We drive down the mountain again and stop at a small lake. A beautiful place for camping in the summer, Busher tells us. And that is not hard to imagine when you look at this idyll. Yes, it is very beautiful here, he says. That's why the Druze just wanted to have their peace here. That's it. As we get back in the car, two trucks pass us, carrying two huge tanks on their loading platforms. Like in a movie, we tell Busher, but he doesn't understand what we mean. He doesn't seem to have seen the tanks at all. Or he doesn't consider them a noteworthy sight.

Our next stop is at Busher's Farm. He still maintains a few orchards here. Recently, it has happened several times that the lock on his gate was broken here. Judging from the tracks, a livestock farmer has allowed his cows to graze on Busher's farm. Probably one of the "weekend cowboys," as he calls the settlers here. He has now borrowed a camera from a friend that he wants to hide somewhere here. It's really sad that almost no one seems to be able to do without a surveillance camera in the settled areas.

We now drive back to Majdal Shams, where Busher takes us to a small local sandwich shop, where fresh bread filled with hummus, zaatar, and olive oil is made on a special bread stone. They also serve fresh olives from the region. I have rarely eaten such a delicious sandwich. We now say goodbye to Busher and go out on our own again.

There is really a lot to see in terms of nature and viewpoints in the Golan Heights. We decide to start with Nimrod's Fortress, which is still very well preserved and looks really beautiful in the bright sunshine. In addition, from up there you have a wonderful view of the entire surrounding area. Unfortunately, we are unable to find the Banias Waterfall, which we still want to see, but generally exploring the area by car is not a waste of time at all.

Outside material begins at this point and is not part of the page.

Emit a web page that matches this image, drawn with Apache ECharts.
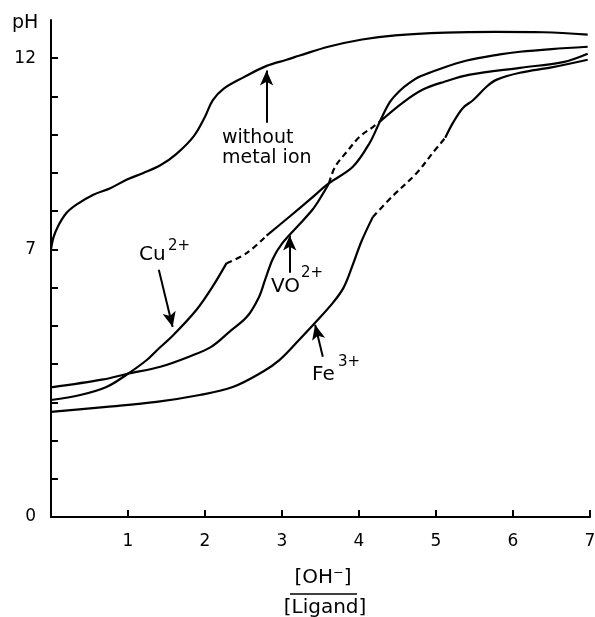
<!DOCTYPE html>
<html>
<head>
<meta charset="utf-8">
<script src="https://cdn.jsdelivr.net/npm/echarts@6/dist/echarts.min.js"></script>
<style>
  html, body { margin: 0; padding: 0; background: #fff; }
  #chart { width: 595px; height: 617px; }
</style>
</head>
<body>
<div id="chart"></div>
<script>
// [OH-]/[Ligand] vs pH
const xTicks = [1, 2, 3, 4, 5, 6, 7];
const yTicks = [0, 1, 2, 3, 4, 5, 6, 7, 8, 9, 10, 11, 12];
const yLabels = [0, 7, 12];

const noMetal = [
  [0, 7.0], [0.03, 7.3], [0.09, 7.6], [0.2, 7.95], [0.33, 8.17], [0.55, 8.43], [0.77, 8.6],
  [0.98, 8.82], [1.2, 9.0], [1.42, 9.2], [1.63, 9.5], [1.85, 9.95], [2.0, 10.47], [2.1, 10.9],
  [2.24, 11.2], [2.5, 11.5], [2.8, 11.8], [3.06, 11.96], [3.23, 12.07], [3.6, 12.3],
  [4.04, 12.49], [4.47, 12.6], [5.12, 12.67], [5.77, 12.69], [6.4, 12.68], [6.97, 12.62],
];

const cuSolidA = [
  [0, 3.06], [0.38, 3.19], [0.72, 3.4], [0.98, 3.72], [1.24, 4.1], [1.38, 4.37], [1.58, 4.74],
  [1.89, 5.42], [2.1, 6.03], [2.28, 6.64],
];
const cuDashed = [[2.28, 6.64], [2.54, 6.9], [2.8, 7.36]];
const cuSolidB = [
  [2.8, 7.36], [3.1, 7.86], [3.36, 8.3], [3.61, 8.73], [3.92, 9.16], [4.14, 9.79], [4.27, 10.34],
  [4.4, 10.85], [4.53, 11.15], [4.66, 11.36], [4.79, 11.52], [5.05, 11.72], [5.4, 11.94],
  [5.83, 12.1], [6.09, 12.17], [6.5, 12.24], [6.97, 12.3],
];

const voSolidA = [
  [0, 3.39], [0.68, 3.6], [0.98, 3.74], [1.42, 3.93], [1.8, 4.2], [2.08, 4.45], [2.32, 4.85],
  [2.55, 5.25], [2.7, 5.75], [2.78, 6.2], [2.88, 6.75], [3.0, 7.15], [3.2, 7.6], [3.4, 8.05],
  [3.53, 8.45], [3.61, 8.73],
];
const voDashed = [[3.61, 8.73], [3.69, 9.16], [3.84, 9.55], [4.01, 9.95], [4.18, 10.2], [4.27, 10.34]];
const voSolidB = [
  [4.27, 10.34], [4.57, 10.84], [4.83, 11.18], [5.1, 11.38], [5.44, 11.57], [6.09, 11.75],
  [6.65, 11.9], [6.97, 12.12],
];

const feSolidA = [
  [0, 2.75], [0.72, 2.88], [1.37, 3.01], [1.93, 3.19], [2.36, 3.4], [2.75, 3.8], [2.97, 4.11],
  [3.23, 4.65], [3.43, 5.08], [3.66, 5.6], [3.8, 6.0], [3.92, 6.6], [4.03, 7.2], [4.18, 7.85],
];
const feDashed = [[4.18, 7.85], [4.44, 8.4], [4.75, 9.0], [4.96, 9.53], [5.12, 9.92]];
const feSolidB = [
  [5.12, 9.92], [5.22, 10.31], [5.35, 10.7], [5.48, 10.9], [5.66, 11.26], [5.79, 11.44],
  [6.09, 11.62], [6.5, 11.76], [6.97, 11.96],
];

// arrows: [from, to] in data coords
const arrows = [
  [[2.8, 10.31], [2.8, 11.68]],
  [[1.4, 6.47], [1.58, 4.97]],
  [[3.1, 6.39], [3.1, 7.36]],
  [[3.53, 4.19], [3.43, 5.03]],
];

const ink = '#000';
const font = '"DejaVu Sans", sans-serif';

function line(data, dashed) {
  return {
    type: 'line',
    data,
    smooth: 0.35,
    showSymbol: false,
    silent: true,
    lineStyle: { color: ink, width: 2.2, type: dashed ? [6, 4] : 'solid' },
  };
}

function label(text, left, top, size) {
  return { type: 'text', left, top, style: { text, fill: ink, font: `${size}px ${font}` } };
}

const chart = echarts.init(document.getElementById('chart'));
chart.setOption({
  animation: false,
  grid: { left: 51, right: 5, top: 20, bottom: 100, outerBoundsMode: 'none' },
  xAxis: {
    type: 'value', min: 0, max: 7, interval: 1,
    axisLine: { lineStyle: { color: ink, width: 2 } },
    axisTick: { inside: true, length: 7, customValues: xTicks, lineStyle: { color: ink, width: 2 } },
    axisLabel: { customValues: xTicks, margin: 16, fontSize: 17, color: ink, fontFamily: font },
    splitLine: { show: false },
  },
  yAxis: {
    type: 'value', min: 0, max: 13, interval: 1,
    axisLine: { show: true, lineStyle: { color: ink, width: 2 } },
    axisTick: { show: true, inside: true, length: 7, customValues: yTicks, lineStyle: { color: ink, width: 2 } },
    axisLabel: { customValues: yLabels, margin: 15, fontSize: 17, color: ink, fontFamily: font },
    splitLine: { show: false },
  },
  series: [
    {
      ...line(noMetal, false),
      markLine: {
        silent: true,
        symbol: ['none', 'arrow'],
        symbolSize: [10, 15],
        label: { show: false },
        lineStyle: { color: ink, width: 2, type: 'solid' },
        data: arrows.map(([a, b]) => [{ coord: a }, { coord: b }]),
      },
    },
    line(cuSolidA, false), line(cuDashed, true), line(cuSolidB, false),
    line(voSolidA, false), line(voDashed, true), line(voSolidB, false),
    line(feSolidA, false), line(feDashed, true), line(feSolidB, false),
  ],
  graphic: [
    label('pH', 12, 14, 19),
    label('without', 222, 129, 19),
    label('metal ion', 222, 149, 19),
    label('Cu', 139, 245, 20),
    label('2+', 168, 239, 15),
    label('VO', 271, 277, 20),
    label('2+', 301, 266, 15),
    label('Fe', 312, 365, 20),
    label('3+', 338, 355, 15),
    { type: 'text', x: 323, y: 568, style: { text: '[OH⁻]', fill: ink, font: `20px ${font}`, align: 'center' } },
    { type: 'line', shape: { x1: 290, y1: 594, x2: 357, y2: 594 }, style: { stroke: ink, lineWidth: 1.5 } },
    { type: 'text', x: 325, y: 598, style: { text: '[Ligand]', fill: ink, font: `20px ${font}`, align: 'center' } },
  ],
});
</script>
</body>
</html>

So we drive back to Majdal Shams in the evening and can't resist going to the sandwich shop from this morning again. A sandwich is a good breakfast and a good dinner. As we enjoy the filled flatbread, we start chatting with the older owner of the shop, who runs the business here together with his wife and son.

He wants to know if we have ever been to Damascus. That is the most beautiful city of all, he says. It turns out that he is from Syria and his family was separated by the Arab-Israeli war and the subsequent occupation of the Golan Heights. A large part of the family still lives in Damascus. He shares this fate with so many other people here in the Golan Heights.

However, the Israeli occupation of the Golan Heights not only means that the families live formally in two different countries, but also that they can no longer see each other, even if they are only a few kilometers apart. As most other Druze, he did not accept Israeli citizenship at the time and therefore only has a kind of tolerated status. This means he is neither allowed to enter Israeli territory nor cross the border into Syria. "The other side," as he calls Syria, is so close but still unreachable for him and his family. He says they are treated worse than cattle here. And the Israeli occupiers on the other side have even less morality than animals. A lion only kills when it is hungry and wants to eat, he explains. The occupiers, on the other hand, always want to gain more territory, no matter the cost.

Despite all the pain and frustration that is evident in his language, there is still no hatred towards individual people or groups. He doesn't understand why everyone is always fighting each other because of religion, skin color, or any other discriminatory reason. They could all just live together in peace. As if he had planned it, a group of young Israeli soldiers comes into his shop, all wearing their weapons around their necks and now order a sandwich. What can you do, we ask him, when there is peace in the shop again. He shrugs. Talk, he says. Talk to each other.

It is now dark and it is time to leave. Carefully we maneuver down the road past the potholes from the Golan Heights to the town of Tiberias on the Sea of Galilee, where we end the evening with a beer on the rooftop terrace of our hostel. These were two very intense and demanding days.